__DATA BLOCK__
begin

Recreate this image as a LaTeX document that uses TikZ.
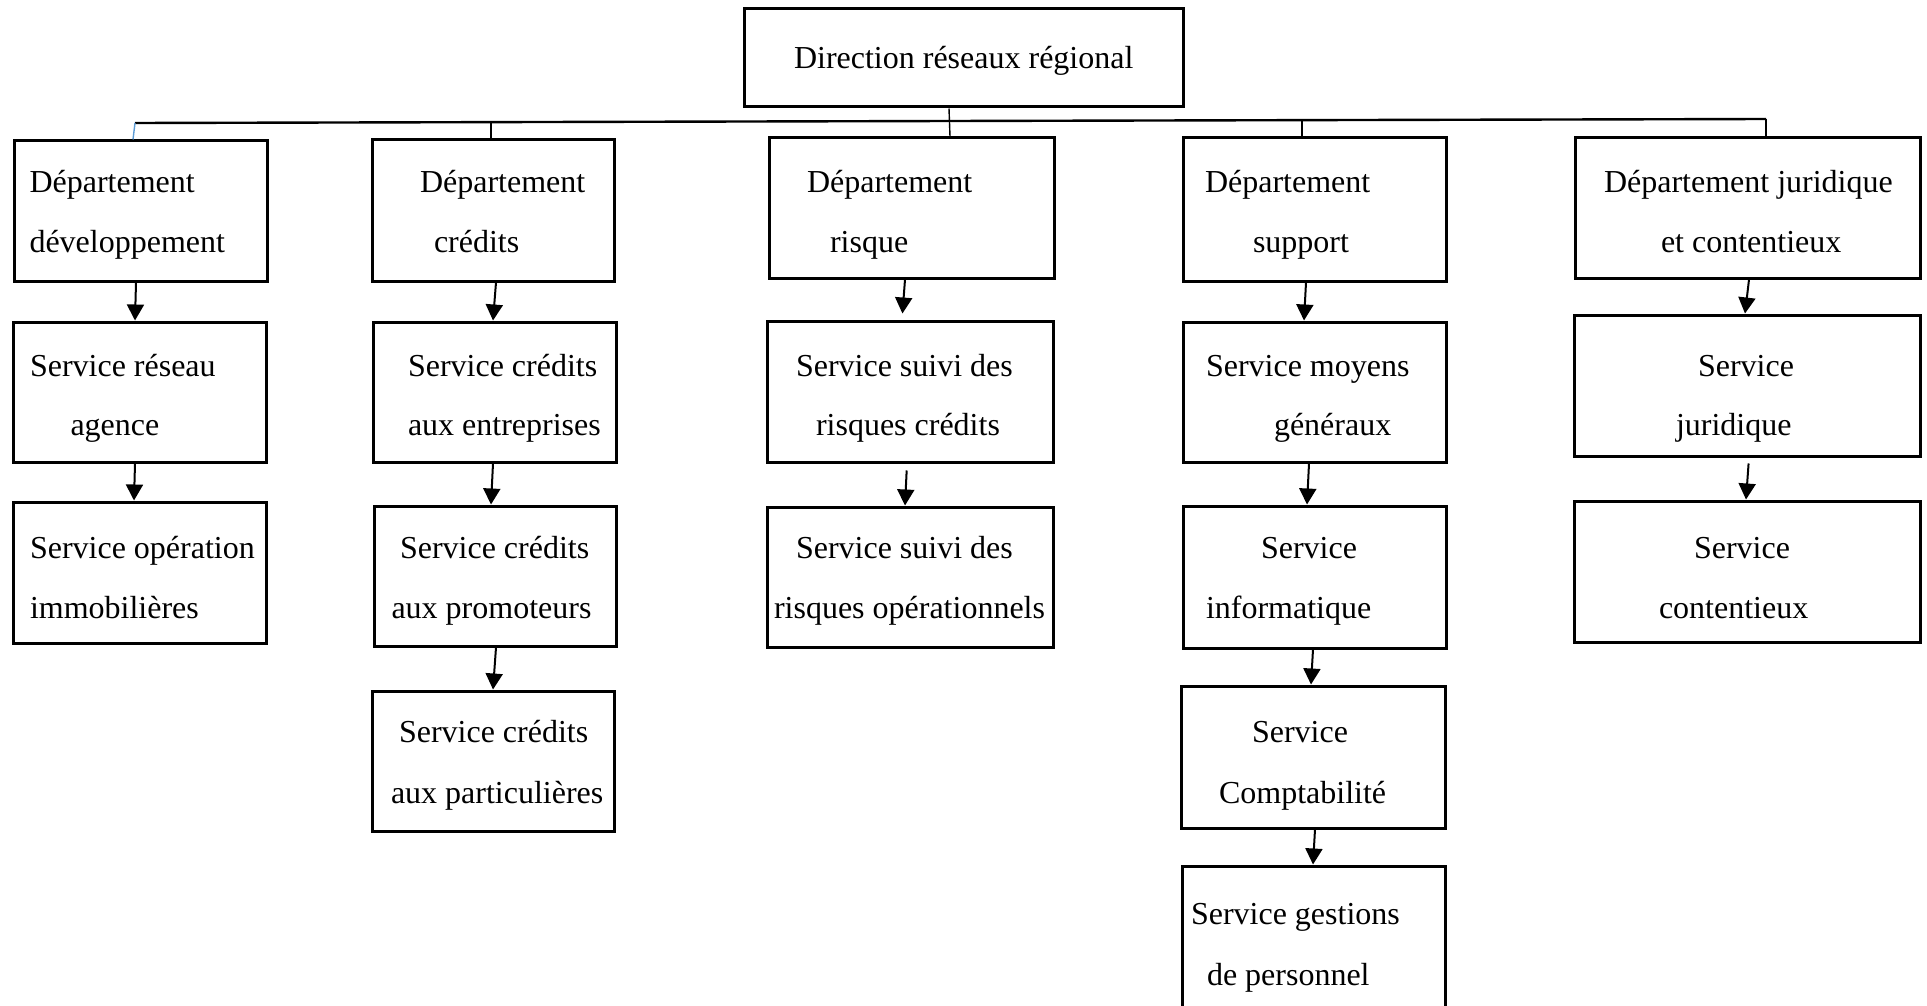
\documentclass[tikz,border=0pt]{standalone}
\usepackage{fontspec}
\setmainfont{Liberation Serif}
\usetikzlibrary{arrows.meta}
\definecolor{linkblue}{HTML}{5B9BD5}
\newcommand\mkbox[5]{\node[orgbox, minimum width={(#4-#2)*0.5pt}, minimum height={(#5-#3)*0.5pt}] (#1) at ({(#2+#4)/2},{(#3+#5)/2}) {};}
\begin{document}
\begin{tikzpicture}[x=0.5pt,y=-0.5pt,
  orgbox/.style={draw=black, line width=1.5pt, inner sep=0pt, fill=none},
  txt/.style={anchor=base west, inner sep=0pt, outer sep=0pt, font=\fontsize{16}{19}\selectfont},
  conn/.style={draw=black, line width=0.9pt},
  arr/.style={draw=black, line width=1pt, -{Triangle[length=8pt,width=8.5pt]}}]
\useasboundingbox (0,0) rectangle (1927,1006);
\clip (0,0) rectangle (1927,1006);
% boxes
\mkbox{dir}{744}{9}{1183}{107}
\mkbox{dev}{14}{141}{267}{281}
\mkbox{cre}{372}{140}{614}{281}
\mkbox{ris}{769}{138}{1054}{278}
\mkbox{sup}{1183}{138}{1446}{281}
\mkbox{jur}{1575}{138}{1920}{278}
\mkbox{res}{13}{322}{266}{462}
\mkbox{ent}{373}{322}{616}{462}
\mkbox{sra}{767}{321}{1053}{462}
\mkbox{moy}{1183}{322}{1446}{462}
\mkbox{sjr}{1574}{315}{1920}{456}
\mkbox{ope}{13}{502}{266}{643}
\mkbox{pro}{374}{506}{616}{646}
\mkbox{srb}{767}{507}{1053}{647}
\mkbox{inf}{1183}{506}{1446}{648}
\mkbox{cnt}{1574}{501}{1920}{642}
\mkbox{par}{372}{691}{614}{831}
\mkbox{cpt}{1181}{686}{1445}{828}
\mkbox{per}{1182}{866}{1445}{1040}
% texts
\node[txt] (tdir) at (794,69) {Direction réseaux régional};
\node[txt] (tdev1) at (29.5,192) {Département};
\node[txt] (tdev2) at (29.5,252) {développement};
\node[txt] (tcre1) at (420,192) {Département};
\node[txt] (tcre2) at (434,252) {crédits};
\node[txt] (tris1) at (807,192) {Département};
\node[txt] (tris2) at (830,252) {risque};
\node[txt] (tsup1) at (1205,192) {Département};
\node[txt] (tsup2) at (1253,252) {support};
\node[txt] (tjur1) at (1604,192) {Département juridique};
\node[txt] (tjur2) at (1661,252) {et contentieux};
\node[txt] (tres1) at (30,376) {Service réseau};
\node[txt] (tres2) at (70.5,435) {agence};
\node[txt] (tent1) at (408,376) {Service crédits};
\node[txt] (tent2) at (408,435) {aux entreprises};
\node[txt] (tsra1) at (796,376) {Service suivi des};
\node[txt] (tsra2) at (816,435) {risques crédits};
\node[txt] (tmoy1) at (1206,376) {Service moyens};
\node[txt] (tmoy2) at (1274,435) {généraux};
\node[txt] (tsjr1) at (1698,376) {Service};
\node[txt] (tsjr2) at (1676,435) {juridique};
\node[txt] (tope1) at (30,558) {Service opération};
\node[txt] (tope2) at (30,618) {immobilières};
\node[txt] (tpro1) at (400,558) {Service crédits};
\node[txt] (tpro2) at (391.5,618) {aux promoteurs};
\node[txt] (tsrb1) at (796,558) {Service suivi des};
\node[txt] (tsrb2) at (774,618) {risques opérationnels};
\node[txt] (tinf1) at (1261,558) {Service};
\node[txt] (tinf2) at (1206,618) {informatique};
\node[txt] (tcnt1) at (1694,558) {Service};
\node[txt] (tcnt2) at (1659,618) {contentieux};
\node[txt] (tpar1) at (399,742) {Service crédits};
\node[txt] (tpar2) at (391,803) {aux particulières};
\node[txt] (tcpt1) at (1252,742) {Service};
\node[txt] (tcpt2) at (1219,803) {Comptabilité};
\node[txt] (tper1) at (1191,924) {Service gestions};
\node[txt] (tper2) at (1207,985) {de personnel};
% top connectors
\coordinate (hl) at (135,123);
\coordinate (hr) at (1766,119);
\coordinate (hc) at (491,122.1);
\coordinate (hs) at (1302,119.6);
\draw[conn, line width=1.2pt] (hl) -- (hr);
\draw[draw=linkblue, line width=0.7pt] (hl) -- (dev.north -| 133,0);
\draw[conn, line width=0.7pt] (hc) -- (cre.north -| 491,0);
\draw[conn, line width=0.7pt] (dir.south -| 949,0) -- (ris.north -| 950,0);
\draw[conn, line width=0.7pt] (hs) -- (sup.north -| 1302,0);
\draw[conn, line width=1pt] (hr) -- (jur.north -| 1766,0);
% arrows
\draw[arr] (dev.south -| 136,0) -- (res.north -| 135,0);
\draw[arr] (res.south -| 135,0) -- (ope.north -| 134,0);
\draw[arr] (cre.south -| 496,0) -- (ent.north -| 493,0);
\draw[arr] (ent.south -| 493,0) -- (pro.north -| 491,0);
\draw[arr] (pro.south -| 496,0) -- (par.north -| 493,0);
\draw[arr, shorten >=3pt] (ris.south -| 905,0) -- (sra.north -| 902,0);
\draw[arr, shorten <=3.5pt] (sra.south -| 907,0) -- (srb.north -| 905,0);
\draw[arr] (sup.south -| 1306,0) -- (moy.north -| 1304,0);
\draw[arr] (moy.south -| 1309,0) -- (inf.north -| 1307,0);
\draw[arr] (inf.south -| 1313,0) -- (cpt.north -| 1311,0);
\draw[arr] (cpt.south -| 1315,0) -- (per.north -| 1313,0);
\draw[arr] (jur.south -| 1749,0) -- (sjr.north -| 1745,0);
\draw[arr, shorten <=3pt] (sjr.south -| 1749,0) -- (cnt.north -| 1746,0);
\end{tikzpicture}
\end{document}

end

__DIRECTIONS FOR THIS TASK__
Produce an exact copy of each line of data, skipping embedded images.

__REPLY TO THE EXERCISE__
Recreate this image as a LaTeX document that uses TikZ.
\documentclass[tikz,border=0pt]{standalone}
\usepackage{fontspec}
\setmainfont{Liberation Serif}
\usetikzlibrary{arrows.meta}
\definecolor{linkblue}{HTML}{5B9BD5}
\newcommand\mkbox[5]{\node[orgbox, minimum width={(#4-#2)*0.5pt}, minimum height={(#5-#3)*0.5pt}] (#1) at ({(#2+#4)/2},{(#3+#5)/2}) {};}
\begin{document}
\begin{tikzpicture}[x=0.5pt,y=-0.5pt,
  orgbox/.style={draw=black, line width=1.5pt, inner sep=0pt, fill=none},
  txt/.style={anchor=base west, inner sep=0pt, outer sep=0pt, font=\fontsize{16}{19}\selectfont},
  conn/.style={draw=black, line width=0.9pt},
  arr/.style={draw=black, line width=1pt, -{Triangle[length=8pt,width=8.5pt]}}]
\useasboundingbox (0,0) rectangle (1927,1006);
\clip (0,0) rectangle (1927,1006);
% boxes
\mkbox{dir}{744}{9}{1183}{107}
\mkbox{dev}{14}{141}{267}{281}
\mkbox{cre}{372}{140}{614}{281}
\mkbox{ris}{769}{138}{1054}{278}
\mkbox{sup}{1183}{138}{1446}{281}
\mkbox{jur}{1575}{138}{1920}{278}
\mkbox{res}{13}{322}{266}{462}
\mkbox{ent}{373}{322}{616}{462}
\mkbox{sra}{767}{321}{1053}{462}
\mkbox{moy}{1183}{322}{1446}{462}
\mkbox{sjr}{1574}{315}{1920}{456}
\mkbox{ope}{13}{502}{266}{643}
\mkbox{pro}{374}{506}{616}{646}
\mkbox{srb}{767}{507}{1053}{647}
\mkbox{inf}{1183}{506}{1446}{648}
\mkbox{cnt}{1574}{501}{1920}{642}
\mkbox{par}{372}{691}{614}{831}
\mkbox{cpt}{1181}{686}{1445}{828}
\mkbox{per}{1182}{866}{1445}{1040}
% texts
\node[txt] (tdir) at (794,69) {Direction réseaux régional};
\node[txt] (tdev1) at (29.5,192) {Département};
\node[txt] (tdev2) at (29.5,252) {développement};
\node[txt] (tcre1) at (420,192) {Département};
\node[txt] (tcre2) at (434,252) {crédits};
\node[txt] (tris1) at (807,192) {Département};
\node[txt] (tris2) at (830,252) {risque};
\node[txt] (tsup1) at (1205,192) {Département};
\node[txt] (tsup2) at (1253,252) {support};
\node[txt] (tjur1) at (1604,192) {Département juridique};
\node[txt] (tjur2) at (1661,252) {et contentieux};
\node[txt] (tres1) at (30,376) {Service réseau};
\node[txt] (tres2) at (70.5,435) {agence};
\node[txt] (tent1) at (408,376) {Service crédits};
\node[txt] (tent2) at (408,435) {aux entreprises};
\node[txt] (tsra1) at (796,376) {Service suivi des};
\node[txt] (tsra2) at (816,435) {risques crédits};
\node[txt] (tmoy1) at (1206,376) {Service moyens};
\node[txt] (tmoy2) at (1274,435) {généraux};
\node[txt] (tsjr1) at (1698,376) {Service};
\node[txt] (tsjr2) at (1676,435) {juridique};
\node[txt] (tope1) at (30,558) {Service opération};
\node[txt] (tope2) at (30,618) {immobilières};
\node[txt] (tpro1) at (400,558) {Service crédits};
\node[txt] (tpro2) at (391.5,618) {aux promoteurs};
\node[txt] (tsrb1) at (796,558) {Service suivi des};
\node[txt] (tsrb2) at (774,618) {risques opérationnels};
\node[txt] (tinf1) at (1261,558) {Service};
\node[txt] (tinf2) at (1206,618) {informatique};
\node[txt] (tcnt1) at (1694,558) {Service};
\node[txt] (tcnt2) at (1659,618) {contentieux};
\node[txt] (tpar1) at (399,742) {Service crédits};
\node[txt] (tpar2) at (391,803) {aux particulières};
\node[txt] (tcpt1) at (1252,742) {Service};
\node[txt] (tcpt2) at (1219,803) {Comptabilité};
\node[txt] (tper1) at (1191,924) {Service gestions};
\node[txt] (tper2) at (1207,985) {de personnel};
% top connectors
\coordinate (hl) at (135,123);
\coordinate (hr) at (1766,119);
\coordinate (hc) at (491,122.1);
\coordinate (hs) at (1302,119.6);
\draw[conn, line width=1.2pt] (hl) -- (hr);
\draw[draw=linkblue, line width=0.7pt] (hl) -- (dev.north -| 133,0);
\draw[conn, line width=0.7pt] (hc) -- (cre.north -| 491,0);
\draw[conn, line width=0.7pt] (dir.south -| 949,0) -- (ris.north -| 950,0);
\draw[conn, line width=0.7pt] (hs) -- (sup.north -| 1302,0);
\draw[conn, line width=1pt] (hr) -- (jur.north -| 1766,0);
% arrows
\draw[arr] (dev.south -| 136,0) -- (res.north -| 135,0);
\draw[arr] (res.south -| 135,0) -- (ope.north -| 134,0);
\draw[arr] (cre.south -| 496,0) -- (ent.north -| 493,0);
\draw[arr] (ent.south -| 493,0) -- (pro.north -| 491,0);
\draw[arr] (pro.south -| 496,0) -- (par.north -| 493,0);
\draw[arr, shorten >=3pt] (ris.south -| 905,0) -- (sra.north -| 902,0);
\draw[arr, shorten <=3.5pt] (sra.south -| 907,0) -- (srb.north -| 905,0);
\draw[arr] (sup.south -| 1306,0) -- (moy.north -| 1304,0);
\draw[arr] (moy.south -| 1309,0) -- (inf.north -| 1307,0);
\draw[arr] (inf.south -| 1313,0) -- (cpt.north -| 1311,0);
\draw[arr] (cpt.south -| 1315,0) -- (per.north -| 1313,0);
\draw[arr] (jur.south -| 1749,0) -- (sjr.north -| 1745,0);
\draw[arr, shorten <=3pt] (sjr.south -| 1749,0) -- (cnt.north -| 1746,0);
\end{tikzpicture}
\end{document}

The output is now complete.